* [Aim of the exercise]
Below, find each line holding "this" and state how many there are, using the number alone.

* [Dataset rows]
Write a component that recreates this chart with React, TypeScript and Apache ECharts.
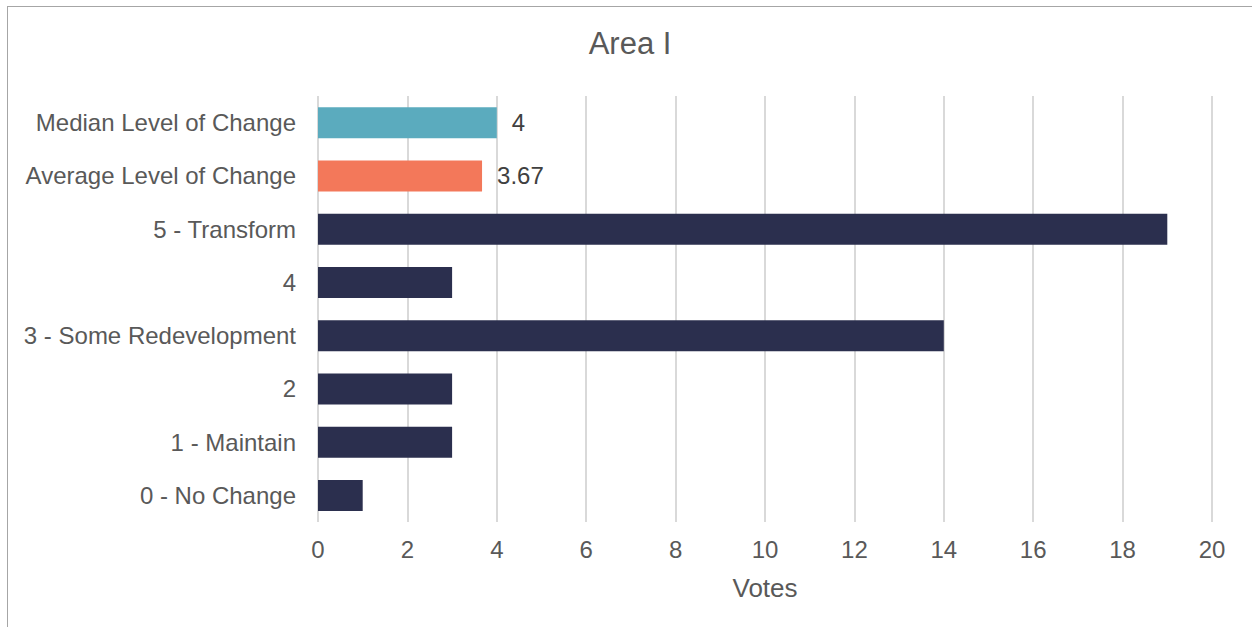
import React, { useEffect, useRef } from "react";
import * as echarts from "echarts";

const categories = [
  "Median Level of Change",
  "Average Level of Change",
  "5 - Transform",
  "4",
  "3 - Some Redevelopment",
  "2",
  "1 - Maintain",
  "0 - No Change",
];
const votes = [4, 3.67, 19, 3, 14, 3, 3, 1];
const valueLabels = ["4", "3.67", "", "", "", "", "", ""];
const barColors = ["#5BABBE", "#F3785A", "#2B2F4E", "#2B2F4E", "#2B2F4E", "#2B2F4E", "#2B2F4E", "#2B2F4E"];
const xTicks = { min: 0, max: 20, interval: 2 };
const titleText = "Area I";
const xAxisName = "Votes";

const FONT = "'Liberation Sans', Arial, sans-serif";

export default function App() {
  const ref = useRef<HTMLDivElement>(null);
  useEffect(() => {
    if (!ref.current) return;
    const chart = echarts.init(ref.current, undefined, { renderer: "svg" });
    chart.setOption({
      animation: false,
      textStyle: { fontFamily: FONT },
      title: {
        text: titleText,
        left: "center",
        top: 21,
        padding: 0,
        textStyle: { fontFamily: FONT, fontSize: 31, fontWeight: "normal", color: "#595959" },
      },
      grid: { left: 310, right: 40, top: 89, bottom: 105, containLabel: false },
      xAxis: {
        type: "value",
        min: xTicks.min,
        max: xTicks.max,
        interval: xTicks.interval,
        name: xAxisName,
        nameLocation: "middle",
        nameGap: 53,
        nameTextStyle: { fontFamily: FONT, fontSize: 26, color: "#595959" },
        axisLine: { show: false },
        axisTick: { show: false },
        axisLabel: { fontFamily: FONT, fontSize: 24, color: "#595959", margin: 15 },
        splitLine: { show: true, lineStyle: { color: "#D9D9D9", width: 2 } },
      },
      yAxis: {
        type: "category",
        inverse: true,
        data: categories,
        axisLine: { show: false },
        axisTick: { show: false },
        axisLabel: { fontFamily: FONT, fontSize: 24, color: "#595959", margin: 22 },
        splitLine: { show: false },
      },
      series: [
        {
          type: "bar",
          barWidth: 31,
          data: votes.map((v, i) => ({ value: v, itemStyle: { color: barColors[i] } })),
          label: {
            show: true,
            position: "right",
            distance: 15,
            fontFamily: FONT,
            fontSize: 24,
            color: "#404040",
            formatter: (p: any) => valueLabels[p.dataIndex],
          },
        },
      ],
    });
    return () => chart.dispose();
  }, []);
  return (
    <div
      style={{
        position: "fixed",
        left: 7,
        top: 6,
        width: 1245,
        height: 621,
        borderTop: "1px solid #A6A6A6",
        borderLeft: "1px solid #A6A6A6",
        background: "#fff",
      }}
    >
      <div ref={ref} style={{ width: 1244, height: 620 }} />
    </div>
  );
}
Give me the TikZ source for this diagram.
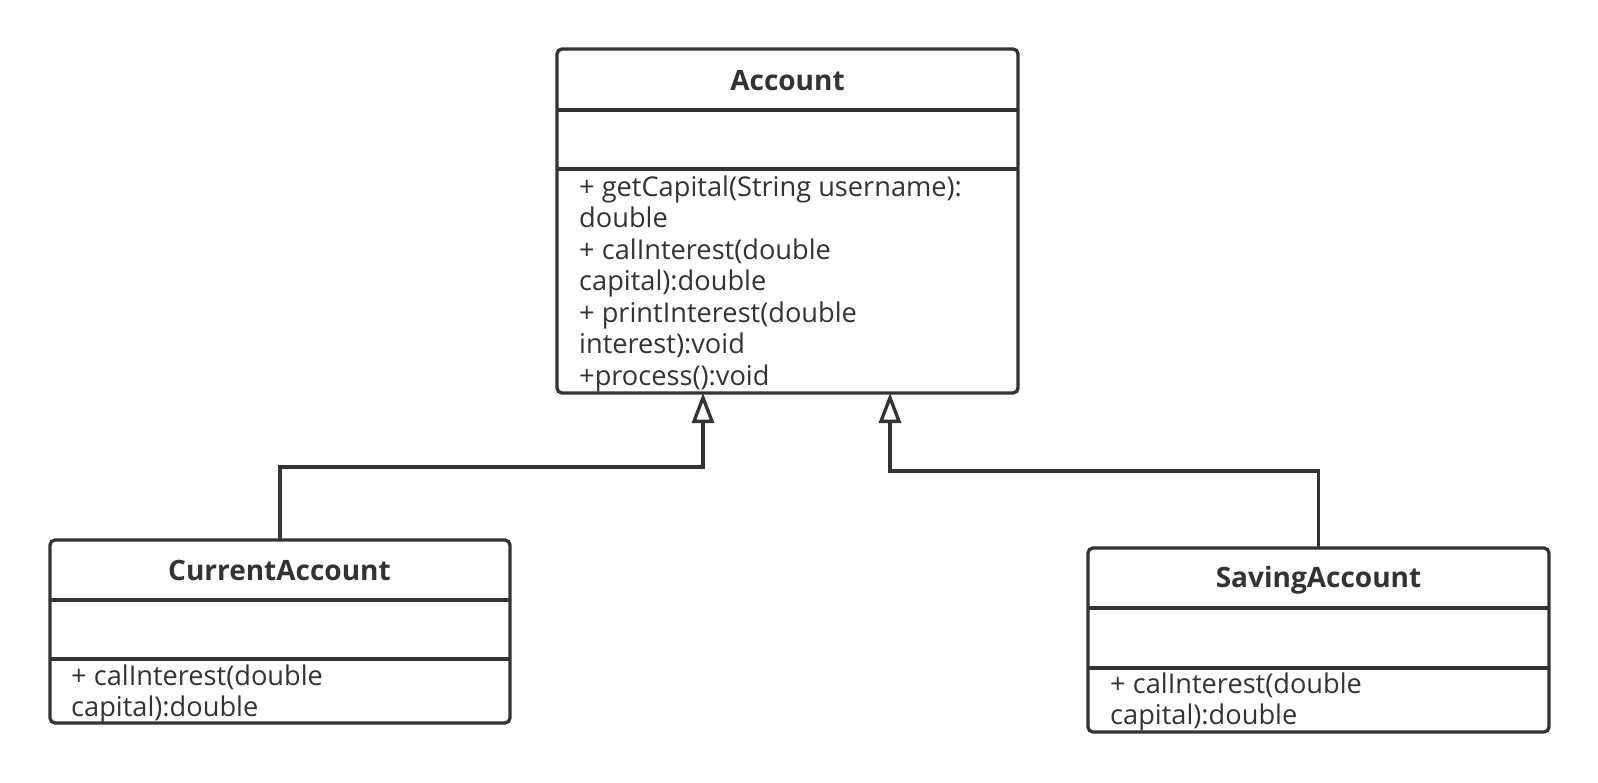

* [Exercise output]
2